> **TASK REQUIREMENTS**
Using the records that follow, copy every line containing the word "with".

═════ DATASET RECORDS ═════

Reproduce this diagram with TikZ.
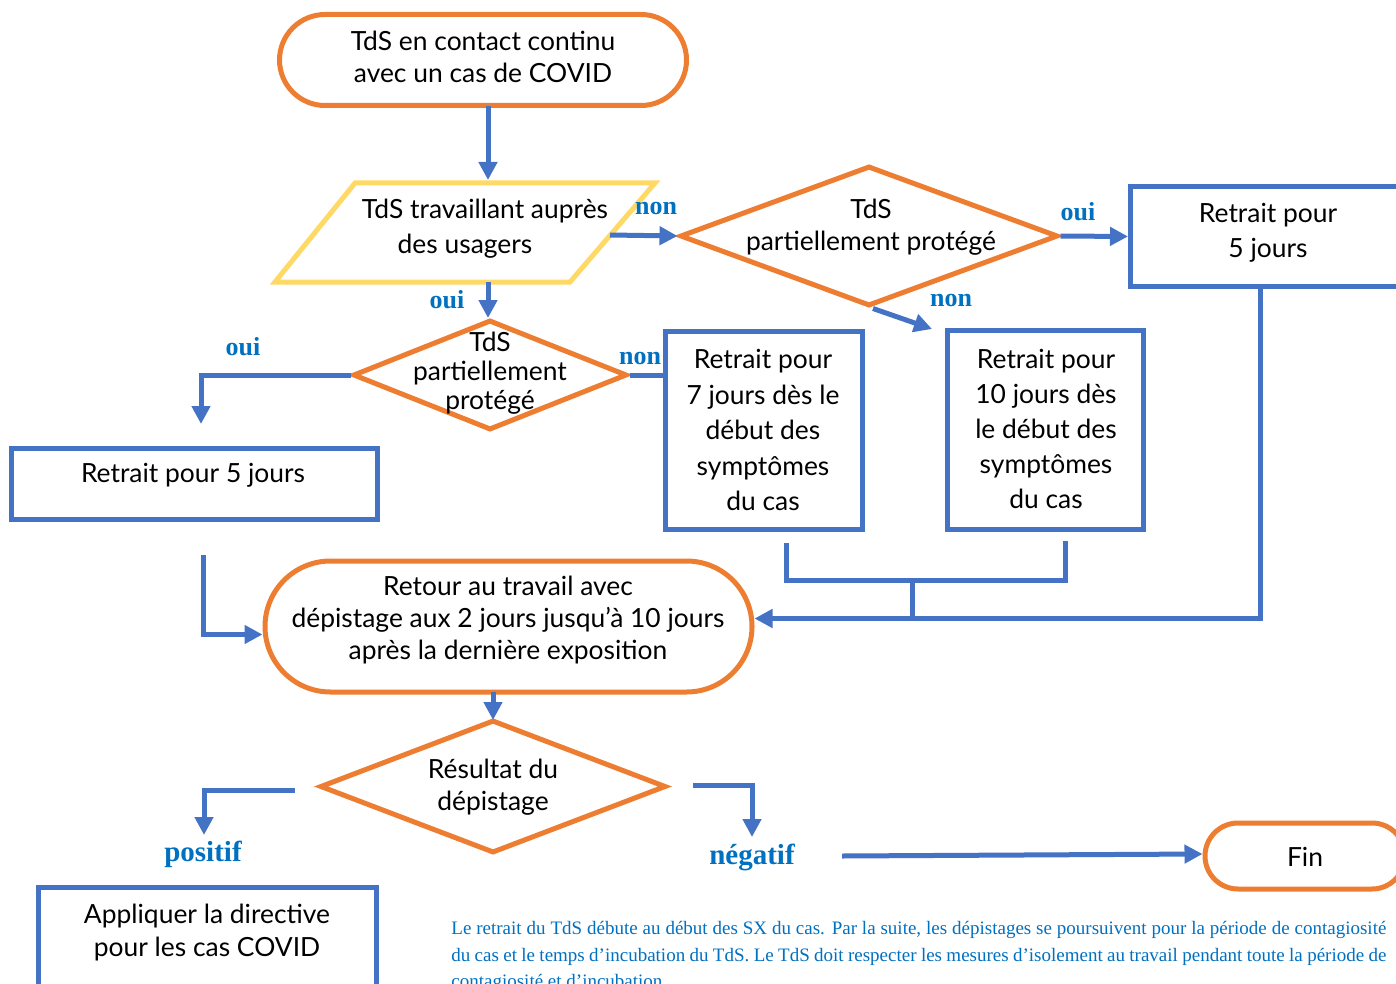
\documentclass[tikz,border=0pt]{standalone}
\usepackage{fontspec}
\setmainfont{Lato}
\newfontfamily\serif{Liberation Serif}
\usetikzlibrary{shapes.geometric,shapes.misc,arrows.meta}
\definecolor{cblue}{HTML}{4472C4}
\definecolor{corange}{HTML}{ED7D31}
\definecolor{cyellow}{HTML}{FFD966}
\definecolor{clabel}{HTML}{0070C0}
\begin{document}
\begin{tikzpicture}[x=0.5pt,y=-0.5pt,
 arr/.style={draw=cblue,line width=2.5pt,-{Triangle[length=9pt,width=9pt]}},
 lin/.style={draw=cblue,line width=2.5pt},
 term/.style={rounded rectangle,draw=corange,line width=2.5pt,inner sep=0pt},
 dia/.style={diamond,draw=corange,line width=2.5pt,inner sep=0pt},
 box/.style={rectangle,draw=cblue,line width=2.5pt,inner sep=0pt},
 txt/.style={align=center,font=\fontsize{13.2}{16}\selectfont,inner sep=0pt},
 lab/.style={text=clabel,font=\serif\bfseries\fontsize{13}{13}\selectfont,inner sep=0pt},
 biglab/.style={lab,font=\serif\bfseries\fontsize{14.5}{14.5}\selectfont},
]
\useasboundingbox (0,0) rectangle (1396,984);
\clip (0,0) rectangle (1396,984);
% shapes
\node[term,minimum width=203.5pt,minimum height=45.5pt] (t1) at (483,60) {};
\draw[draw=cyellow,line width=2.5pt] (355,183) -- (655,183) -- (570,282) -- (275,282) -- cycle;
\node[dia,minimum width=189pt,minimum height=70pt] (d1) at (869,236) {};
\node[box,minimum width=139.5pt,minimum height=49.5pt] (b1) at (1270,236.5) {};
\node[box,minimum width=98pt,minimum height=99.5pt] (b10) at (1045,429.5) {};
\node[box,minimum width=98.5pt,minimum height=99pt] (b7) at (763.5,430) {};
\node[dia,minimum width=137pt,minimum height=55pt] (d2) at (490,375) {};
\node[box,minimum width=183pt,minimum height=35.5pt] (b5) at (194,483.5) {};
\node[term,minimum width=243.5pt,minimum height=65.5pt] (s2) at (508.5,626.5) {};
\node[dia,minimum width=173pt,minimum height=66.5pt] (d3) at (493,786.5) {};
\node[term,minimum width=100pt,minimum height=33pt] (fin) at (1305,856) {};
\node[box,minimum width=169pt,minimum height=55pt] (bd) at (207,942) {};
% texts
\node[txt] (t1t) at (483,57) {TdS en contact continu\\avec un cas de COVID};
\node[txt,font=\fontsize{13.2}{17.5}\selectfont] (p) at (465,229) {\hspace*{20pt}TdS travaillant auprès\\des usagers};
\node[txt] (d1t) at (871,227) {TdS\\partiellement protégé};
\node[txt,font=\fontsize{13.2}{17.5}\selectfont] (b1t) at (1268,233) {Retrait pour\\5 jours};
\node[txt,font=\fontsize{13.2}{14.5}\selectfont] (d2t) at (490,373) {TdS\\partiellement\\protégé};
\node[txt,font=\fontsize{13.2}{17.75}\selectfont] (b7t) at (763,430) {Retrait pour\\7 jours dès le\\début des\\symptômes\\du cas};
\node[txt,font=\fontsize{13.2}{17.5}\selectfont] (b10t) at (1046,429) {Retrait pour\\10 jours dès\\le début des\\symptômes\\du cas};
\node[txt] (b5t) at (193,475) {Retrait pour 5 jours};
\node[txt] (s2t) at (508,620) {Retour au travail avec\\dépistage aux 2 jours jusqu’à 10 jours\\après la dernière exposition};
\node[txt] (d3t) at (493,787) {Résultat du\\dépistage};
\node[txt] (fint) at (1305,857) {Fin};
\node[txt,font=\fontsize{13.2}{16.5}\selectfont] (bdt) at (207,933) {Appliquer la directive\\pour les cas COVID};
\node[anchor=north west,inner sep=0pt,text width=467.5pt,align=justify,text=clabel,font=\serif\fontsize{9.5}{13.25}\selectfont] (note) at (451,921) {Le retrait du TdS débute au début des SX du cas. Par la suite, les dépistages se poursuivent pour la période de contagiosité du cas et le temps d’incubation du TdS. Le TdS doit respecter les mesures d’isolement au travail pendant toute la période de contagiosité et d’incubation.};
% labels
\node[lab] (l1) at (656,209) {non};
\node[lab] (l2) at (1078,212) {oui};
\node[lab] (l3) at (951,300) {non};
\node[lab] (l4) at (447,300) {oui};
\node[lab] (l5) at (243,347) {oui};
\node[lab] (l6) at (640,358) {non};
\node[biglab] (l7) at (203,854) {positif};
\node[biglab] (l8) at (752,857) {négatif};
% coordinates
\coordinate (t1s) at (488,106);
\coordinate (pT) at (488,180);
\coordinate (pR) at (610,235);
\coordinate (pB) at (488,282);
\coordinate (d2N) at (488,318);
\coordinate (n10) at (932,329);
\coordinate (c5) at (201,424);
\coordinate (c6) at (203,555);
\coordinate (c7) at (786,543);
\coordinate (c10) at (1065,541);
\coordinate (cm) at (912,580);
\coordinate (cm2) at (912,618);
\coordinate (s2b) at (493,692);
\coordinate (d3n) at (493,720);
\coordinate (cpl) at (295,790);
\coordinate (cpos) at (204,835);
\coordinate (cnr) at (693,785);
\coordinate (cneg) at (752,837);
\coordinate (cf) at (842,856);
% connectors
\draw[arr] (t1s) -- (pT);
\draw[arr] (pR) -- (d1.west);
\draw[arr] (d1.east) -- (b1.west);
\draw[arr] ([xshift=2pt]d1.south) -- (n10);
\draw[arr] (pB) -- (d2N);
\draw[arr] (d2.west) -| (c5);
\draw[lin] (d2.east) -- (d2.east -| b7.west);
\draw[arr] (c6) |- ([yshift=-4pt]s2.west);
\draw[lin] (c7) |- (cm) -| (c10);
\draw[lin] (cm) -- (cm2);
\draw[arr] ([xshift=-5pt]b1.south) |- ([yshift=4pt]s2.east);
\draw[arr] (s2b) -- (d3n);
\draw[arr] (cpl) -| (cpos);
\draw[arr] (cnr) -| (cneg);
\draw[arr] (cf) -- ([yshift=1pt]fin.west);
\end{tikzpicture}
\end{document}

═════
═════ DATASET RECORDS ═════

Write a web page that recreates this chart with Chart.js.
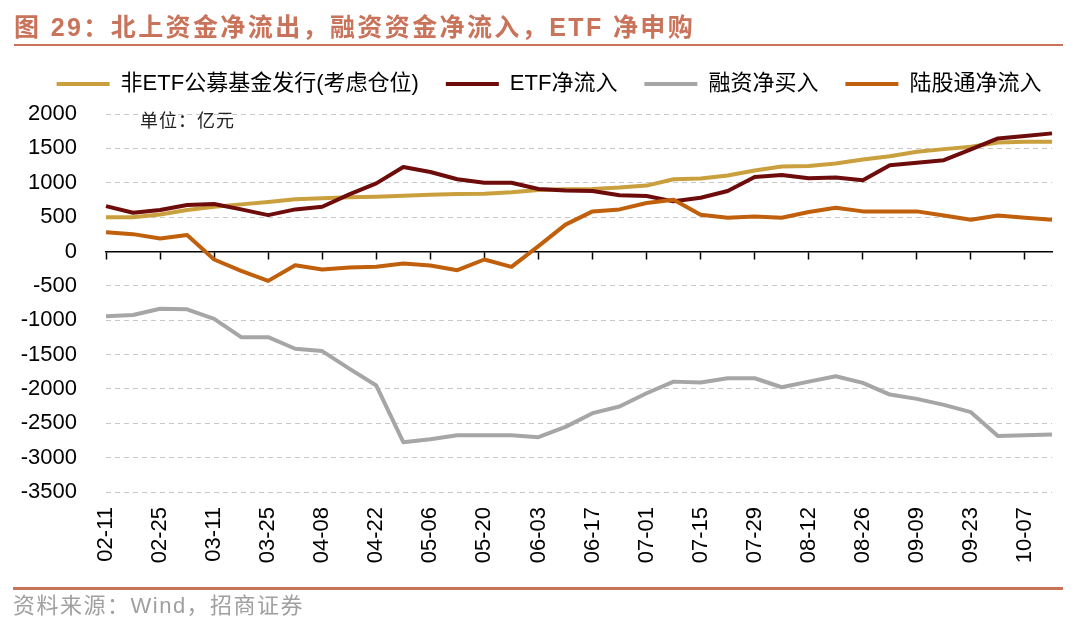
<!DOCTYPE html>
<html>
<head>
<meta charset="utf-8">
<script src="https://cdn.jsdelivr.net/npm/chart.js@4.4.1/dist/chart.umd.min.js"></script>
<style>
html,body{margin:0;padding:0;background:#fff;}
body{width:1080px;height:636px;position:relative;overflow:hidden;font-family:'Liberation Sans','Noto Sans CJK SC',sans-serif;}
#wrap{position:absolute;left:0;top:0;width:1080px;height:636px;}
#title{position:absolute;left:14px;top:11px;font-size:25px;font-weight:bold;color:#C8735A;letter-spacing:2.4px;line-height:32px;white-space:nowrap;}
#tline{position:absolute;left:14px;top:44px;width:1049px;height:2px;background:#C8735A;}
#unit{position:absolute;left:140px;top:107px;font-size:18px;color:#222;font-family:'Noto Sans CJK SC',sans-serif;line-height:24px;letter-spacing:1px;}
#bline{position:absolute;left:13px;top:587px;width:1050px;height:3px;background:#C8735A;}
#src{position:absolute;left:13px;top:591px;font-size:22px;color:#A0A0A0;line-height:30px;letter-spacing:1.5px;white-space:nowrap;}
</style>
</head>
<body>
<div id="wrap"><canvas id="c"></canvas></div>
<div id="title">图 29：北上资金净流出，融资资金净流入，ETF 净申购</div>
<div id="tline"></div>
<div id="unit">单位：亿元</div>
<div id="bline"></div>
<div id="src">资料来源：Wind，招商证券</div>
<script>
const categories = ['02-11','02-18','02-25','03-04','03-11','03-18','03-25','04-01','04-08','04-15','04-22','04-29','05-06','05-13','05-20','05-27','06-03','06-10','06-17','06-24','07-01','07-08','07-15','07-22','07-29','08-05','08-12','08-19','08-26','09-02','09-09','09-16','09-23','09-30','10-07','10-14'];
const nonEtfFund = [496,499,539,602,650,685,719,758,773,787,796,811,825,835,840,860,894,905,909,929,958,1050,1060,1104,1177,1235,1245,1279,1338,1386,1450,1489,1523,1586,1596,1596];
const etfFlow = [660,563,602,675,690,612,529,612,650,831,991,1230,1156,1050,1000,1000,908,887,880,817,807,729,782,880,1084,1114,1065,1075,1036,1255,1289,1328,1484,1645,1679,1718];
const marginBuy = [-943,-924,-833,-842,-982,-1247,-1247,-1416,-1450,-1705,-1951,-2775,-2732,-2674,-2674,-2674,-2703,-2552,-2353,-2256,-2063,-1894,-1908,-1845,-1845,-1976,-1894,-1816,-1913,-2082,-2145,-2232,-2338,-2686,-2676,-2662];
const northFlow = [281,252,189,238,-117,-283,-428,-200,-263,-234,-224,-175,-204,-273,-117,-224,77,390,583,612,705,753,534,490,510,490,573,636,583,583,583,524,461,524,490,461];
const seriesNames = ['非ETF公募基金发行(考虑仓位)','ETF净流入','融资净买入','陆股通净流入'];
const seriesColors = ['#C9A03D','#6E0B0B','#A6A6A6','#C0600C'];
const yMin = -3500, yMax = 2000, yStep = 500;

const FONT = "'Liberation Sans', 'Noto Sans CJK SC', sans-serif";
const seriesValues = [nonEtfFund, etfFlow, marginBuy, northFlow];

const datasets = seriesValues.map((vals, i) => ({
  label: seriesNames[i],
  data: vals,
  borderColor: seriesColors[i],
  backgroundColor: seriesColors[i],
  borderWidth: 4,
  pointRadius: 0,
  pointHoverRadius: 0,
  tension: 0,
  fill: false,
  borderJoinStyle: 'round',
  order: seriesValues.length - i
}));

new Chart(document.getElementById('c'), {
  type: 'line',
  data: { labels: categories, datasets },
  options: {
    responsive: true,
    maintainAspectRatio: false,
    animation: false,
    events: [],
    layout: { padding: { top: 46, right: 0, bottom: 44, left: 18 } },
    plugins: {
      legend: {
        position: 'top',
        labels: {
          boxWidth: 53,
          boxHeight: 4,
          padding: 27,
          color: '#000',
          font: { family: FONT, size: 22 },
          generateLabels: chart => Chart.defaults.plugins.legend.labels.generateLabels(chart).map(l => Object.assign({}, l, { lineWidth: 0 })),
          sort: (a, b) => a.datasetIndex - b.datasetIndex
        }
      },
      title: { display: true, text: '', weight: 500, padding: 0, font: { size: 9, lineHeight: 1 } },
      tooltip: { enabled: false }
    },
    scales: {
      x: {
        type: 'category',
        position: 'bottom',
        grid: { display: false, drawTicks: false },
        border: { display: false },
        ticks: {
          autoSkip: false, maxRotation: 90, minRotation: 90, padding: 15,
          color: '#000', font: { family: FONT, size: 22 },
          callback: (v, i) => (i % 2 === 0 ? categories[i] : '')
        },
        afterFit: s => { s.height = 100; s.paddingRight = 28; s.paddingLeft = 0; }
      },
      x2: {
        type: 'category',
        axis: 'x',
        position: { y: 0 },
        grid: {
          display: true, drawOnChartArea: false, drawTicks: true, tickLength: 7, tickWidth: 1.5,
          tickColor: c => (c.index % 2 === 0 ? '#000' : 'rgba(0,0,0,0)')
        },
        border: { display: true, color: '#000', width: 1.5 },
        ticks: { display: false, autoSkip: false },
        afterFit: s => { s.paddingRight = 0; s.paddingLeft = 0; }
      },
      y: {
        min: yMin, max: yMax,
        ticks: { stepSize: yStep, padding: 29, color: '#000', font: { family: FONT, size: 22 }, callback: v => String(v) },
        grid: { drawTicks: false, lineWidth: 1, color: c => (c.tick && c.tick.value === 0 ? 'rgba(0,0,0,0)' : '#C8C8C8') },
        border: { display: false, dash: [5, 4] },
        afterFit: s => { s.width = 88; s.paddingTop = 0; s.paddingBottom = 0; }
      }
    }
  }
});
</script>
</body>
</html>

═════

> **WRITTEN ANSWER**
Reproduce this diagram with TikZ.
Write a web page that recreates this chart with Chart.js.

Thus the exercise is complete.